Scott Boras thinks the draft pick compensation attached to his client Stephen Drew is negatively impacting his market. One way around that? Waiting until after the June amateur draft to sign.
Dec 11, 2013; Orlando, FL, USA; MLB agent Scott Boras is interviewed during the MLB Winter Meetings at the Walt Disney World Swan and Dolphin Resort. Mandatory Credit: David Manning-USA TODAY Sports
Any player who was given and turned down a qualifying offer who signs after the June draft would no longer be attached to draft pick compensation.
Bean Stringfellow, who represents free agent starting pitcher Ervin Santana is hinting that his client will hold out until after the draft.
"Scott Boras, the agent for shortstop Stephen Drew and first baseman-designated hitter Kendrys Morales, also suggested that his clients might not sign until after the draft, when compensation no longer would apply. Even delaying new deals until after Opening Day would benefit the players. An eligible free agent cannot receive a qualifying offer unless he is with his team for an entire season, according to the collective-bargaining agreement."
This year’s amateur draft will be held from June 5th through June 7th.
While the draft pick compensation system may need a bit of an overhaul, it’s not single-handedly ruining Drew’s market.
There are 10 teams who can sign Drew without forfeiting a first round draft pick, and none of them have made an offer to Drew that’s acceptable to Scott Boras.
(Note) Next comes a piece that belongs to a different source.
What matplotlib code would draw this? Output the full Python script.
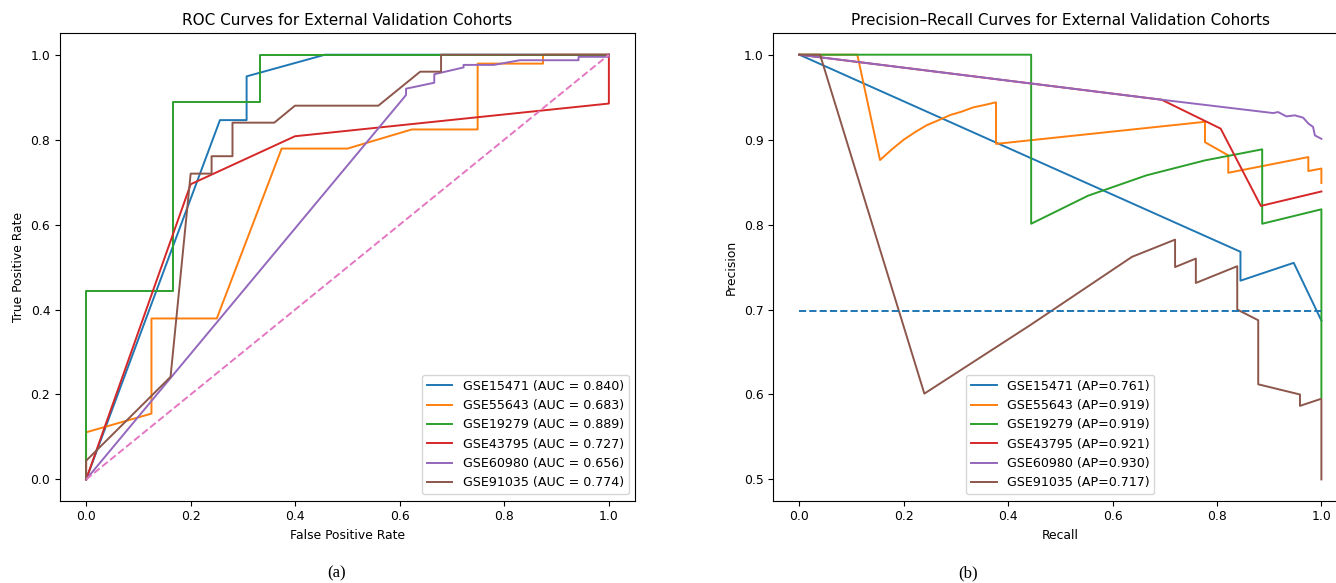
import matplotlib
matplotlib.use("Agg")
import matplotlib.pyplot as plt

# ROC curves (FPR, TPR)
roc_names = ["GSE15471", "GSE55643", "GSE19279", "GSE43795", "GSE60980", "GSE91035"]
roc_auc = [0.840, 0.683, 0.889, 0.727, 0.656, 0.774]

roc_fpr_15471 = [0.0, 0.256, 0.307, 0.307, 0.457, 1.0]
roc_tpr_15471 = [0.0, 0.846, 0.846, 0.949, 1.0, 1.0]

roc_fpr_55643 = [0.0, 0.0, 0.125, 0.125, 0.25, 0.374, 0.5, 0.623, 0.749, 0.749, 0.874, 0.874, 1.0]
roc_tpr_55643 = [0.0, 0.111, 0.155, 0.379, 0.379, 0.779, 0.779, 0.824, 0.824, 0.979, 0.979, 1.0, 1.0]

roc_fpr_19279 = [0.0, 0.0, 0.1667, 0.1667, 0.333, 0.333, 1.0]
roc_tpr_19279 = [0.0, 0.444, 0.444, 0.889, 0.889, 1.0, 1.0]

roc_fpr_43795 = [0.0, 0.200, 0.3995, 1.0, 1.0]
roc_tpr_43795 = [0.0, 0.695, 0.808, 0.885, 1.0]

roc_fpr_60980 = [0.0, 0.612, 0.612, 0.666, 0.666, 0.722, 0.722, 0.78, 0.83, 0.942, 0.942, 1.0, 1.0]
roc_tpr_60980 = [0.0, 0.905, 0.920, 0.934, 0.954, 0.970, 0.976, 0.976, 0.987, 0.987, 0.995, 0.995, 1.0]

roc_fpr_91035 = [0.0, 0.0, 0.1615, 0.200, 0.240, 0.240, 0.280, 0.280, 0.360, 0.3995, 0.559, 0.639, 0.679, 0.679, 1.0]
roc_tpr_91035 = [0.0, 0.044, 0.2415, 0.720, 0.720, 0.761, 0.761, 0.840, 0.840, 0.880, 0.880, 0.960, 0.960, 1.0, 1.0]

# Precision-recall curves (recall, precision)
pr_ap = [0.761, 0.919, 0.919, 0.921, 0.930, 0.717]

pr_rec_15471 = [0.0, 0.845, 0.845, 0.947, 1.0]
pr_prec_15471 = [1.0, 0.768, 0.734, 0.755, 0.687]

pr_rec_55643 = [0.0, 0.111, 0.1545, 0.178, 0.200, 0.222, 0.244, 0.267, 0.289, 0.311, 0.333, 0.356, 0.3767,
                0.3767, 0.777, 0.777, 0.8216, 0.8216, 0.975, 0.975, 1.0, 1.0]
pr_prec_55643 = [1.0, 1.0, 0.876, 0.889, 0.900, 0.909, 0.917, 0.923, 0.929, 0.933, 0.938, 0.941, 0.944,
                 0.895, 0.921, 0.897, 0.8815, 0.861, 0.8795, 0.863, 0.866, 0.849]

pr_rec_19279 = [0.0, 0.444, 0.444, 0.553, 0.665, 0.777, 0.8866, 0.8866, 1.0, 1.0]
pr_prec_19279 = [1.0, 1.0, 0.801, 0.834, 0.858, 0.8756, 0.8886, 0.801, 0.818, 0.597]

pr_rec_43795 = [0.0, 0.694, 0.807, 0.884, 1.0]
pr_prec_43795 = [1.0, 0.947, 0.913, 0.822, 0.839]

pr_rec_60980 = [0.0, 0.694, 0.9077, 0.917, 0.933, 0.949, 0.965, 0.975, 0.984, 0.9875, 1.0]
pr_prec_60980 = [1.0, 0.947, 0.9313, 0.9325, 0.9274, 0.9286, 0.9259, 0.919, 0.915, 0.905, 0.901]

pr_rec_91035 = [0.0, 0.0396, 0.2394, 0.4418, 0.637, 0.7197, 0.7197, 0.7595, 0.7595, 0.8388, 0.8388,
                0.879, 0.879, 0.959, 0.959, 1.0, 1.0]
pr_prec_91035 = [1.0, 1.0, 0.601, 0.6815, 0.762, 0.7823, 0.750, 0.760, 0.7313, 0.751, 0.700,
                 0.6874, 0.612, 0.600, 0.5866, 0.595, 0.5]

baseline = 0.698

roc_curves = [
    (roc_fpr_15471, roc_tpr_15471), (roc_fpr_55643, roc_tpr_55643), (roc_fpr_19279, roc_tpr_19279),
    (roc_fpr_43795, roc_tpr_43795), (roc_fpr_60980, roc_tpr_60980), (roc_fpr_91035, roc_tpr_91035),
]
pr_curves = [
    (pr_rec_15471, pr_prec_15471), (pr_rec_55643, pr_prec_55643), (pr_rec_19279, pr_prec_19279),
    (pr_rec_43795, pr_prec_43795), (pr_rec_60980, pr_prec_60980), (pr_rec_91035, pr_prec_91035),
]
colors = ["tab:blue", "tab:orange", "tab:green", "tab:red", "tab:purple", "tab:brown"]

fs = 8.9
leg_fs = 9.1
title_fs = 11.0
lw = 1.4
plt.rcParams["font.size"] = fs

fig = plt.figure(figsize=(13.36, 5.83), dpi=100)
ax1 = fig.add_axes([0.0449, 0.1412, 0.4304, 0.8014])
ax2 = fig.add_axes([0.5788, 0.1412, 0.4298, 0.8014])

for (x, y), name, auc, c in zip(roc_curves, roc_names, roc_auc, colors):
    ax1.plot(x, y, color=c, lw=lw, label=f"{name} (AUC = {auc:.3f})")
ax1.plot([0, 1], [0, 1], linestyle="--", color="tab:pink", lw=lw)
ax1.set_xlim(-0.05, 1.05)
ax1.set_ylim(-0.05, 1.05)
ax1.set_xlabel("False Positive Rate", fontsize=fs)
ax1.set_ylabel("True Positive Rate", fontsize=fs)
ax1.set_title("ROC Curves for External Validation Cohorts", fontsize=title_fs)
ax1.legend(loc="lower right", fontsize=leg_fs)

for (x, y), name, ap, c in zip(pr_curves, roc_names, pr_ap, colors):
    ax2.plot(x, y, color=c, lw=lw, label=f"{name} (AP={ap:.3f})")
ax2.plot([0, 1], [baseline, baseline], linestyle="--", color="tab:blue", lw=lw)
ax2.set_xlim(-0.05, 1.05)
ax2.set_ylim(0.475, 1.025)
ax2.set_xlabel("Recall", fontsize=fs)
ax2.set_ylabel("Precision", fontsize=fs)
ax2.set_title("Precision\u2013Recall Curves for External Validation Cohorts", fontsize=title_fs)
ax2.legend(loc="lower center", fontsize=leg_fs)

for ax in (ax1, ax2):
    ax.tick_params(labelsize=fs)

fig.text(337 / 1336, 1 - 573 / 583, "(a)", family="Liberation Serif", fontsize=12, ha="center", va="center")
fig.text(968 / 1336, 1 - 573 / 583, "(b)", family="Liberation Serif", fontsize=12, ha="center", va="center")

fig.savefig("out.png", dpi=100)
There are lots of teams who would only need to surrender a second or third round pick for Drew, and none of them have made an acceptable offer either.
Boras may be bluffing here, but he’s stubborn enough to do something like this. However, if he intends to take Drew into June without a contract, there are two things he should consider.
The first, is that by June, teams who are under-performing may be ready to deal some of their assets – potentially making clubs with a need at shortstop eager to find an answer via trade instead of potentially signing Drew.
Second, holding out until June will almost certainly lessen the amount of money Drew makes in 2014. There’s absolutely no reason for a team to pay Drew a full salary to play less than four months during the regular season.
This all would’ve been avoided if Drew accepted the $14.1 million dollar qualifying offer the Red Sox gave him. He was advised by Boras to turn it down in an effort to seek a bigger payday and was met with a bear market. Boras is now pulling out every stop necessary in an attempt to avoid looking like a fool.